The call stood, and Rowan, as it has all year, did what it needed to do in the bottom of the ninth.
“We came from behind on Monday (on Lee Poteat’s triple) and we did it again today,” Gantt said. “Give a lot of credit to our success to Mark Cauble, who makes our schedule. We played a very tough one. Our schedule showed up in this tournament. We were better prepared than some teams.”
Ketchie got the win. Smetak got a tough loss. Owen got one of the greatest no-decisions of all-time.
“Owen was unbelievable,” Gantt said. “Even in the ninth inning, his demeanor never changed. I know he was tired, but he acted like it was just a walk in the park.”
There was one more ovation for Owen. It came after the game when he was announced as tournament MVP. He added that award to the ones he’s won this year as Rowan County Pitcher of the Year, South Piedmont Conference Pitcher of the Year and State Games gold medalist.
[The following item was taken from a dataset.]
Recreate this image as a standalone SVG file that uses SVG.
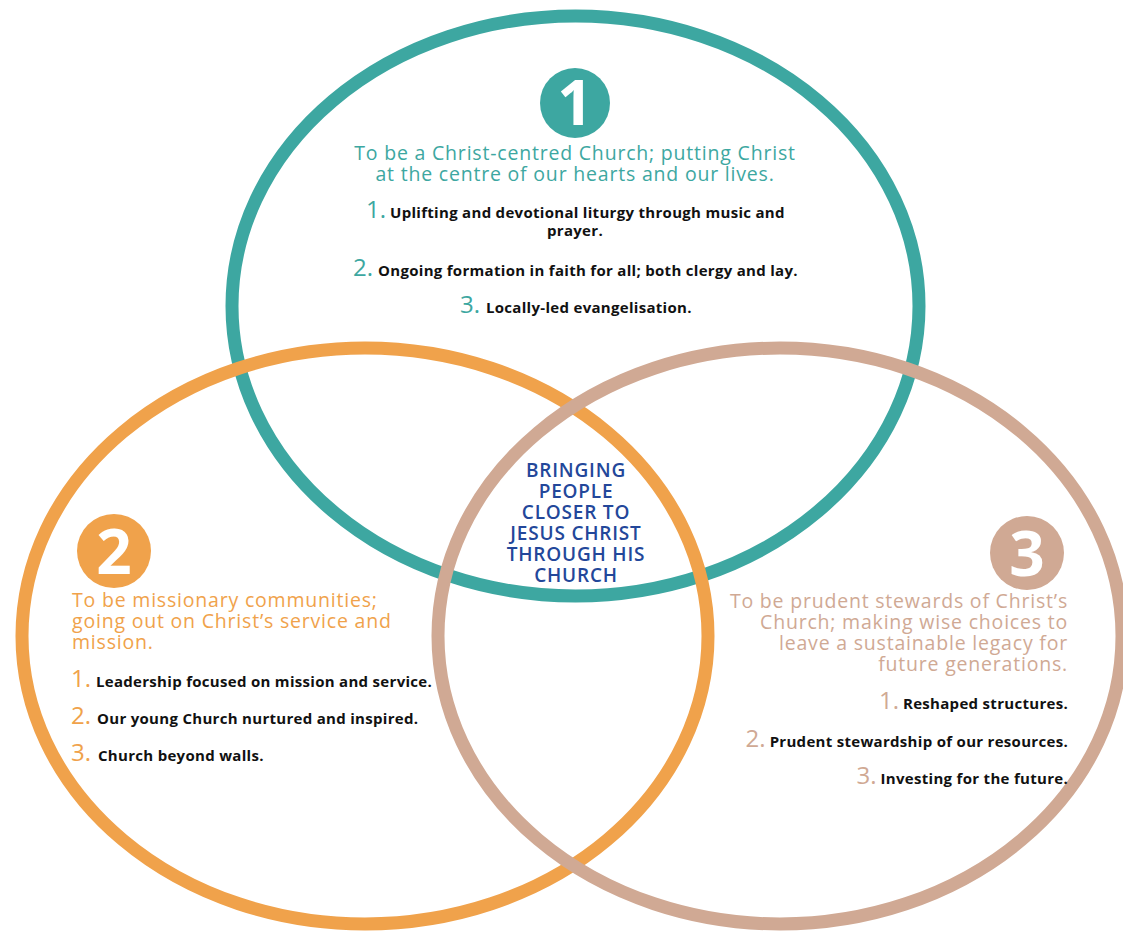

Not bad for a welterweight.
•••
Rowan will start play in the Southeast Regional on Aug. 3 at Asheboro’s McCrary Park. Rowan is scheduled to play in the 4:30 p.m. game that day against Columbia, the Tennessee state champs. … In a class move, one of the Union County players brought over the ball from the game-winning hit and delivered it to Atwood. … Lankford was back at shortstop. He missed Monday’s game after being hit near his right ear on Sunday. “No way I was going to miss this,” he said.

Union County 000 000 101 — 2 11 2
Rowan County 100 000 002 — 3 10 3
W — Bryan Ketchie (8-2). L — Cameron Smetak.
HR — Rowan: Juan Garcia (1).
Leading hitters — Union: Bailey Connell 2-for-4. Chandler Castleberry 2-for-4. Drew Little 2-for-5, RBI. Rowan: Brandon Walton 2-for-3. Juan Garcia 2-for-4, 2 RBIs. Trevor Atwood 2-for-4, RBI.